▸ WHAT IS EXPECTED:
Go through the listing and write out all of it exactly.

▸ INFORMATION SHOWN:

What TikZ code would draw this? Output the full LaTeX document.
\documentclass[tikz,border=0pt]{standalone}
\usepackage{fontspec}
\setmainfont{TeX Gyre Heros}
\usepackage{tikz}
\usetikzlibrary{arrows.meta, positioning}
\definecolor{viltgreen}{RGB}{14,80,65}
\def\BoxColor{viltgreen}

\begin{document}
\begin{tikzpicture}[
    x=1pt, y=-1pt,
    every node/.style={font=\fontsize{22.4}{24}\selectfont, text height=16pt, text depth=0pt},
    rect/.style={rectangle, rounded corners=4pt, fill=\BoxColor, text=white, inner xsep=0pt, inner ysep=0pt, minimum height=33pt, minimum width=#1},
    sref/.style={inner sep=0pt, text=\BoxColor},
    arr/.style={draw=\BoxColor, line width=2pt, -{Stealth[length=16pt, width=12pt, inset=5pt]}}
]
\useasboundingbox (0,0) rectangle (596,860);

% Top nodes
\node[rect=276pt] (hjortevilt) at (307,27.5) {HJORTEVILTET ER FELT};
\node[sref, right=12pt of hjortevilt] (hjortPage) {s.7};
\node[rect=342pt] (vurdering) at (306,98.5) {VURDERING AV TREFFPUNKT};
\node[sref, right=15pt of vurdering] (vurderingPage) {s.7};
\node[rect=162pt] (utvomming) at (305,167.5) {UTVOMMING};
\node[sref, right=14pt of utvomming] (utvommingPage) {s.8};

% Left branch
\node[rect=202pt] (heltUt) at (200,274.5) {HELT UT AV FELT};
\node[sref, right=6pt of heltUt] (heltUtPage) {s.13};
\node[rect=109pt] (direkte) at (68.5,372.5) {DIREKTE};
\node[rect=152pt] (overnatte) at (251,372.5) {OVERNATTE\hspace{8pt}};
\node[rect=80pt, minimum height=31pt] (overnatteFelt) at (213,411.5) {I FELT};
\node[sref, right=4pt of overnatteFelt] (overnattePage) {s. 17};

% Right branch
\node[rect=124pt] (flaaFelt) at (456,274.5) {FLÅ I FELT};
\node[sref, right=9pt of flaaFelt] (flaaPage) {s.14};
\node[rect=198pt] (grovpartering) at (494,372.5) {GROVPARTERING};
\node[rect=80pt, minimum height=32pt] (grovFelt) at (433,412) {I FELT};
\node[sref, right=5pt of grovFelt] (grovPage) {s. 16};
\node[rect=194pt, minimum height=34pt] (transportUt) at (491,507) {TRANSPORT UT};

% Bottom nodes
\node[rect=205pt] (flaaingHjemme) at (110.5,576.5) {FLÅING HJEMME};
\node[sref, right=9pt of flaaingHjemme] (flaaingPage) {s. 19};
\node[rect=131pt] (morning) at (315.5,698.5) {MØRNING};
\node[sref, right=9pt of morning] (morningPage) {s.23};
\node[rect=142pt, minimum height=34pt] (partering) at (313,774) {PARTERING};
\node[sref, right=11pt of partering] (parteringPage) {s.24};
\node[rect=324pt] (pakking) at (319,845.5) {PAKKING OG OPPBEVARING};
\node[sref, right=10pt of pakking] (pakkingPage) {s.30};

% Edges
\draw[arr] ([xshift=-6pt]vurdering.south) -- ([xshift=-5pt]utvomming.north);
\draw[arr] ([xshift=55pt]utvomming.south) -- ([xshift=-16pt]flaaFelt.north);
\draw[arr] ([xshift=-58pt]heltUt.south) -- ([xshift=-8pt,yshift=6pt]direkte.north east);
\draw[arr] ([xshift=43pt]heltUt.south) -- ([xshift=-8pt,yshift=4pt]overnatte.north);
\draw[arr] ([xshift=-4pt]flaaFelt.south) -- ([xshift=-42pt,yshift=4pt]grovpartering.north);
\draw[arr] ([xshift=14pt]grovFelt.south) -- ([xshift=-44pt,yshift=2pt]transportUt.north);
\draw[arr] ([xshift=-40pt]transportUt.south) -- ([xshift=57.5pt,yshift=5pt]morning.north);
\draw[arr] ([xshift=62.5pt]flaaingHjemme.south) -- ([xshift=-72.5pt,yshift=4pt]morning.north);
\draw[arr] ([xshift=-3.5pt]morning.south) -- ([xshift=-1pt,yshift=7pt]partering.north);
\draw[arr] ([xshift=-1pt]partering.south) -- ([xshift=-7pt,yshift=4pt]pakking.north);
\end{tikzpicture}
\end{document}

▸ SOLUTION:
What TikZ code would draw this? Output the full LaTeX document.
\documentclass[tikz,border=0pt]{standalone}
\usepackage{fontspec}
\setmainfont{TeX Gyre Heros}
\usepackage{tikz}
\usetikzlibrary{arrows.meta, positioning}
\definecolor{viltgreen}{RGB}{14,80,65}
\def\BoxColor{viltgreen}

\begin{document}
\begin{tikzpicture}[
    x=1pt, y=-1pt,
    every node/.style={font=\fontsize{22.4}{24}\selectfont, text height=16pt, text depth=0pt},
    rect/.style={rectangle, rounded corners=4pt, fill=\BoxColor, text=white, inner xsep=0pt, inner ysep=0pt, minimum height=33pt, minimum width=#1},
    sref/.style={inner sep=0pt, text=\BoxColor},
    arr/.style={draw=\BoxColor, line width=2pt, -{Stealth[length=16pt, width=12pt, inset=5pt]}}
]
\useasboundingbox (0,0) rectangle (596,860);

% Top nodes
\node[rect=276pt] (hjortevilt) at (307,27.5) {HJORTEVILTET ER FELT};
\node[sref, right=12pt of hjortevilt] (hjortPage) {s.7};
\node[rect=342pt] (vurdering) at (306,98.5) {VURDERING AV TREFFPUNKT};
\node[sref, right=15pt of vurdering] (vurderingPage) {s.7};
\node[rect=162pt] (utvomming) at (305,167.5) {UTVOMMING};
\node[sref, right=14pt of utvomming] (utvommingPage) {s.8};

% Left branch
\node[rect=202pt] (heltUt) at (200,274.5) {HELT UT AV FELT};
\node[sref, right=6pt of heltUt] (heltUtPage) {s.13};
\node[rect=109pt] (direkte) at (68.5,372.5) {DIREKTE};
\node[rect=152pt] (overnatte) at (251,372.5) {OVERNATTE\hspace{8pt}};
\node[rect=80pt, minimum height=31pt] (overnatteFelt) at (213,411.5) {I FELT};
\node[sref, right=4pt of overnatteFelt] (overnattePage) {s. 17};

% Right branch
\node[rect=124pt] (flaaFelt) at (456,274.5) {FLÅ I FELT};
\node[sref, right=9pt of flaaFelt] (flaaPage) {s.14};
\node[rect=198pt] (grovpartering) at (494,372.5) {GROVPARTERING};
\node[rect=80pt, minimum height=32pt] (grovFelt) at (433,412) {I FELT};
\node[sref, right=5pt of grovFelt] (grovPage) {s. 16};
\node[rect=194pt, minimum height=34pt] (transportUt) at (491,507) {TRANSPORT UT};

% Bottom nodes
\node[rect=205pt] (flaaingHjemme) at (110.5,576.5) {FLÅING HJEMME};
\node[sref, right=9pt of flaaingHjemme] (flaaingPage) {s. 19};
\node[rect=131pt] (morning) at (315.5,698.5) {MØRNING};
\node[sref, right=9pt of morning] (morningPage) {s.23};
\node[rect=142pt, minimum height=34pt] (partering) at (313,774) {PARTERING};
\node[sref, right=11pt of partering] (parteringPage) {s.24};
\node[rect=324pt] (pakking) at (319,845.5) {PAKKING OG OPPBEVARING};
\node[sref, right=10pt of pakking] (pakkingPage) {s.30};

% Edges
\draw[arr] ([xshift=-6pt]vurdering.south) -- ([xshift=-5pt]utvomming.north);
\draw[arr] ([xshift=55pt]utvomming.south) -- ([xshift=-16pt]flaaFelt.north);
\draw[arr] ([xshift=-58pt]heltUt.south) -- ([xshift=-8pt,yshift=6pt]direkte.north east);
\draw[arr] ([xshift=43pt]heltUt.south) -- ([xshift=-8pt,yshift=4pt]overnatte.north);
\draw[arr] ([xshift=-4pt]flaaFelt.south) -- ([xshift=-42pt,yshift=4pt]grovpartering.north);
\draw[arr] ([xshift=14pt]grovFelt.south) -- ([xshift=-44pt,yshift=2pt]transportUt.north);
\draw[arr] ([xshift=-40pt]transportUt.south) -- ([xshift=57.5pt,yshift=5pt]morning.north);
\draw[arr] ([xshift=62.5pt]flaaingHjemme.south) -- ([xshift=-72.5pt,yshift=4pt]morning.north);
\draw[arr] ([xshift=-3.5pt]morning.south) -- ([xshift=-1pt,yshift=7pt]partering.north);
\draw[arr] ([xshift=-1pt]partering.south) -- ([xshift=-7pt,yshift=4pt]pakking.north);
\end{tikzpicture}
\end{document}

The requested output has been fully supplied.